3. eschew pre-dawn flights. you wouldn't want to drag your tired ass up the plane at four in the morning, resplendent with eye booger and a heavy dose of halitosis.

anyhows, i slept as much possible through the flight, despite the cacophony of crying babies, so that i could feast like a pig when i got there. after a while's wait through the necessary customs and carousel pickup for the luggage, an hour and a half's trip on the dizzying bus to the city area, and another twenty minute's cab ride to my holiday crony jun's abode, i was almost feeling faint. i almost yielded to any food in my hunger-addled state when after dropping our luggages at his place, but no, my friend jun had to get his phone card fixed and that meant another hour of waiting. thanks for the love bud.

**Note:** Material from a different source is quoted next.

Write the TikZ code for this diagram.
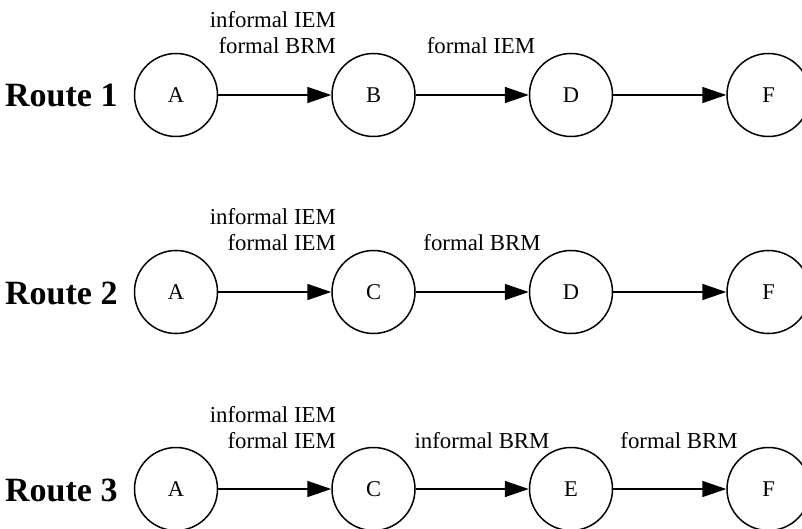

the incessantly talkative jun, my travelling buddy

jun's humble abode, which was featured in some interior design's magazine.

Text Color
a look at the myriad offerings of mobile phones

our first ramen stakeout: guang mian ramen

kyushu jangara: he best of the lot!

during my four days there, i was on a ramen pilgrimage and attacked all the various flavors and stalls. nothing beats the real mccoy back in its own homie-ground; the ramen was off the charts delicious. honors goes to jun, who went out of his way ushering me to the more popular ramen ghetto spots.

day 2.

home to famed football superstar nakata

the intricate web of railway stations. it didn't help that everything was in japanese symbols.

tokyo bridge by day.

tokyo bridge by night.

ramen bowl no. 4 @ kujukyu.

and on to number 6.

a little break from ramen intoxication:
a breather of hot chocolate, courtesy of bvlgari

tokyo is an eccentric's haven. i saw a weird contraption that was to contain a banana, an old lady talking into her gunnysack of a bag, tons of ass-flashing folksies in their ultra short kimonos. i tried to make a camera movie but my iphone ran flat before i could do so. thankfully, i managed to snap some shots (shorts).

a banana keeper?!

condoms for your finger.

mega-sized cloth peg. who even needs that?

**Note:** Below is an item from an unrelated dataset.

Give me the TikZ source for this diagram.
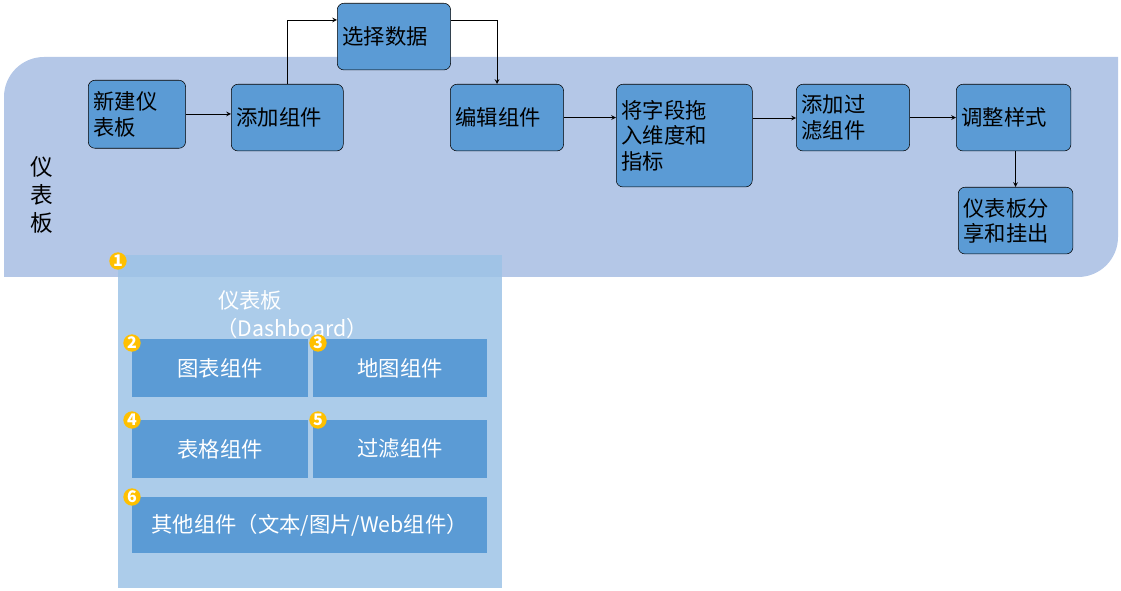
\documentclass[tikz,border=0pt]{standalone}
\usepackage{fontspec}
\setmainfont{Noto Sans CJK SC}
\usetikzlibrary{positioning}
\definecolor{band}{HTML}{B4C7E7}
\definecolor{panel}{HTML}{9DC3E6}
\definecolor{boxblue}{HTML}{5B9BD5}
\definecolor{badge}{HTML}{FFC000}
\begin{document}
\begin{tikzpicture}[x=0.75pt,y=-0.75pt,
   font=\fontsize{16}{19}\selectfont,
   stage/.style={draw=black,fill=boxblue,rounded corners=5pt,align=left,inner sep=4pt,anchor=north west,minimum height=50pt},
   part/.style={fill=boxblue,text=white,anchor=north west,minimum height=43pt,inner sep=0pt},
   num/.style={circle,fill=badge,text=white,inner sep=0pt,minimum size=13pt,font=\bfseries\fontsize{12}{12}\selectfont},
   to/.style={->,semithick,>=stealth}]
\useasboundingbox (0,0) rectangle (1121,591);
% band
\fill[band] (4,277) -- (4,97) to[out=90,in=180] (44,57) -- (1118,57) -- (1118,237) to[out=-90,in=0] (1078,277) -- cycle;
\node[font=\fontsize{17}{21}\selectfont,align=center] (board) at (42,195) {仪\\表\\板};
% panel
\fill[panel,opacity=0.85] (118,255) rectangle (502,588);
\node[text=white,font=\fontsize{16}{19}\selectfont] (ttl) at (250,300) {仪表板};
\node[text=white,font=\fontsize{16}{19}\selectfont] (ttl2) at (292,328) {（Dashboard）};
% stages
\node[stage,text width=65pt,minimum height=51pt] (new) at (88,80) {新建仪\\表板};
\node[stage,text width=76pt] (add) at (231,84) {添加组件};
\node[stage,text width=77pt] (sel) at (337,3) {选择数据};
\node[stage,text width=77pt] (edit) at (450,84) {编辑组件};
\node[stage,text width=94pt,minimum height=77pt] (drag) at (616,84) {将字段拖\\入维度和\\指标};
\node[stage,text width=77pt] (filt) at (796,84) {添加过\\滤组件};
\node[stage,text width=78pt] (style) at (956,84) {调整样式};
\node[stage,text width=78pt] (share) at (958,187) {仪表板分\\享和挂出};
% connectors
\draw[to] (new.east |- 0,114) -- (add.west |- 0,114);
\draw[to] (add.north) |- (sel.west |- 0,20);
\draw[to] (sel.east |- 0,20) -| (497,84);
\draw[to] (edit.east) -- (drag.west |- edit.east);
\draw[to] (drag.east |- 0,118) -- (filt.west |- 0,118);
\draw[to] (filt.east) -- (style.west);
\draw[to] (style.south -| share.north) -- (share.north);
% parts
\node[part,minimum width=132pt] (chart) at (132,339) {图表组件};
\node[part,minimum width=130.5pt] (map) at (313,339) {地图组件};
\node[part,minimum width=132pt] (table) at (132,420) {表格组件};
\node[part,minimum width=130.5pt] (flt) at (313,420) {过滤组件};
\node[part,minimum width=266pt,minimum height=42pt] (other) at (132,497) {其他组件（文本/图片/Web组件）};
\foreach \n/\p in {1/{118,261},2/{132,343},3/{318,343},4/{132,420},5/{318,420},6/{132,497}}
  \node[num] (b\n) at (\p) {\n};
\end{tikzpicture}
\end{document}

this lady was seen talking surreptitiously into her bag. apparently, talking on the phone in public transport is met with disdain, hence the awkwardly comical disposition.

and we saw some butts.

ramen no. 7 at azabu's

and finally, one for the road. my final ramen at the airport.

Monday, June 14, 2010

the entry of two pence perth

it would have been presumptuous of me to liken perth to that of a sleepy town without having experiencing it first-hand, but after this trip down under with my family, i can tentatively place my bets on that. when i got back to singapore, i was almost positively beaming. never again, perth. goodbye!

i spent the mornings there waking up groggy-eyed, halitosis et al, and then lapsed into a unhurried traipse around the city area and meals in the afternoon with nary a thought in mind, only to slumber back to our service apartment at five in the evening. could anyone ever possibly imagine life like that? apparently, if one were caught loitering around the city area after the unspoken curfew, they'd be accorded the titles of homeless-shelter-seekers or hooligans-on-the-run.

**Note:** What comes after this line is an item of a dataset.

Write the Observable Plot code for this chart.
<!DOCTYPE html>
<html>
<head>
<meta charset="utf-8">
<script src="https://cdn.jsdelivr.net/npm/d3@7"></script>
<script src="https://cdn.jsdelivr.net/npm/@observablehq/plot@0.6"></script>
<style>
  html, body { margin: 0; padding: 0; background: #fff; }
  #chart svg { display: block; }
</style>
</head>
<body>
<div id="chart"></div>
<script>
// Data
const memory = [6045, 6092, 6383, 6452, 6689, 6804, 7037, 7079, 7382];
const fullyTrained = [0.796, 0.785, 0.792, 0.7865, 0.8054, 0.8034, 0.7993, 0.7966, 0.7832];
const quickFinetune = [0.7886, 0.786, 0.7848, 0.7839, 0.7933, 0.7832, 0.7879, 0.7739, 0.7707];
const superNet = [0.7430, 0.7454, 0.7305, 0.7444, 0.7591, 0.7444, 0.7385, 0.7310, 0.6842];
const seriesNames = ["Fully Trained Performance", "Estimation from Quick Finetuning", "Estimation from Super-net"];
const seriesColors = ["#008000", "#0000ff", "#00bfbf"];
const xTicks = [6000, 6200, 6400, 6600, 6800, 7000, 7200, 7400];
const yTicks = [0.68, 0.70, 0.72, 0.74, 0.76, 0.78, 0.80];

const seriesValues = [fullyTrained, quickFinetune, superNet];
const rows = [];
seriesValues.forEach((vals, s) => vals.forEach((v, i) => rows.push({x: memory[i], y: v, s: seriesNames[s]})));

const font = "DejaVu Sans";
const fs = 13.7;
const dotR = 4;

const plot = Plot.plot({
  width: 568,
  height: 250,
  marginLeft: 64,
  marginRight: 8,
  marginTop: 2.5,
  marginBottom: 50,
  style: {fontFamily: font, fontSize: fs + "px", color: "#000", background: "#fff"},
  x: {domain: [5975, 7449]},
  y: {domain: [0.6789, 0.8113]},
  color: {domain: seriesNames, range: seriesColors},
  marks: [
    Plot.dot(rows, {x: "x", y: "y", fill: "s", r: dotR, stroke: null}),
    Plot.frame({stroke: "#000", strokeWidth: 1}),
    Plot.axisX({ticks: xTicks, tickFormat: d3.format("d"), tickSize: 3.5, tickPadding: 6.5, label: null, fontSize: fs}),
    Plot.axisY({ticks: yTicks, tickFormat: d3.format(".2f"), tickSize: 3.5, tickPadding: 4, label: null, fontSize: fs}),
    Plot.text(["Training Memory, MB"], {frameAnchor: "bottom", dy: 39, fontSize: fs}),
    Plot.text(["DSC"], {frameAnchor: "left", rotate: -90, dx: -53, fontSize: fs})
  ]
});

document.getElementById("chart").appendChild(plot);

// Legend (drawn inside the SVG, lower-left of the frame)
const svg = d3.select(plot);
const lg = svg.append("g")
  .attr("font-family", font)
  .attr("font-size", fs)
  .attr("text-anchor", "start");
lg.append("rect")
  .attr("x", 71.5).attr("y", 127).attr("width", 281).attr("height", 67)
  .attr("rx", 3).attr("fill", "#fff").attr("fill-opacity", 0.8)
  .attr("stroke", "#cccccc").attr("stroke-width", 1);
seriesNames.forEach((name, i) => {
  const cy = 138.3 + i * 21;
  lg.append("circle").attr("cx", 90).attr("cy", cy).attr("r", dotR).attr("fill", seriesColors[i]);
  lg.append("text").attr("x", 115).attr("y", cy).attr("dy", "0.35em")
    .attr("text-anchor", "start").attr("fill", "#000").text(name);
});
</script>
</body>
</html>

ugh! the only indulgence i enjoyed was the sampling of wines at vineyards en route our one-day farmstay and splurging on nut-rich nougat. during the night, my brother and i boozed, digged into an abyss-esque packet of nougat, and fattened ourselves with an bounty of instant noodles.

did i mention that i was driving an over-sized vehicle that was twice the size of any car i had driven, and that i was doing over 100 kmph along the bends? it was an exhilarating ride and a refreshing welcome to an otherwise sedate trip, but was only met with disapprovals by my dad, who thought i was nonetheless a crappy driver.

our respite for the trip, mantra on hay.

our portly receptionist,
who's got the look of someone surfing porn when no one's around.

shopping at the local walking street was a stupendous bore-fest. i ended up feasting my eyes on trinkets of eating knick-knacks, playing with my awesomely cute baby nephew declan, and resigned to watching street performances, which weren't that many to begin with. the day ended as quickly as it could have begun. perth: 0, singapore: 1.

my adorable nephew

more pix of the little rascal, with my brother, his dad.

dad takes a little pic with grandson.

my brother, sis-in-law and me. any signs of resemblance, people?

dad and mom, still at it even after 35 years.

a stiff coffee to perk up a boring day.

this street peddler sells her impressions of people for charity.
and she hails all the way from japan.

the van that i will be in charge of driving my family around.

the second day saw us meandering across the rural areas to a region called bindoon, that was approximately a forty-five minutes drive away from city. along the way, i witnessed lush greenery, rows upon rows of vineyards that stretched on forever, and finally pit-stopped at a windmill farm for a day's stay. it was great. the day was beautiful, and the scenery, breathtaking. perth: 1, singapore: 1.

a word of warning though: eschew the path that marks the wood-cordoned farm housing for bulls and cows alike. the air around is thick with overwhelming dung scent. steer clear or bring cologne. you've been warned.

yours truly piloting the journey to bindoon

spotted: a traveller decked in hazmat outfit on his scooty. majorly weird!

the cottage-esque hovel where we will spend the night.

seems familiar, folks? ...

... a fellow farm-stayer who bears an ominous resemblance
to the hazmat rider we saw on the roads.

a family portrait atop the tractor.

cheers, toast to an orange farm.

my sis-in-law tucked in between the shrubs attempting the sexy look.

a pet kangaroo by the name of whistle

braving it up for the camera, despite the pungency.

and what it really smells like

as we made our way back on the third and last day to the city, we made several stops along the way. our agenda in mind was the varying vineyards, and we ended up slightly inebriated by the nth stop. my dad, brother and i were light-headed and we case-ordered half a dozen bottles of sparkling chardonnay from the nicer folks at edgecombe brothers vineyard.

we toured around an area called fremantle, affectionately shortened to freo and tucked into the best fish & chips at cicerello's, ever. like the operating hours of shops in perth though, the fun was short-lived and we packed our asses back onto our mini bus by the stroke of five. perth: 1, singapore: 2.

final verdict: wine tasting and road trips, aye perth. for anything and everything else, there's the world to see.

one of the wineries, a disappointing and bland one though.

a hummer? checked. a limo? checked. a hummalimo? never heard of? see above.

our table of five festooned with fish & chips, squids & mussels, and garlic prawns.

ever paid for chilli? this tiny tub goes for aud$ 1.70.
treasure your free condiments folks!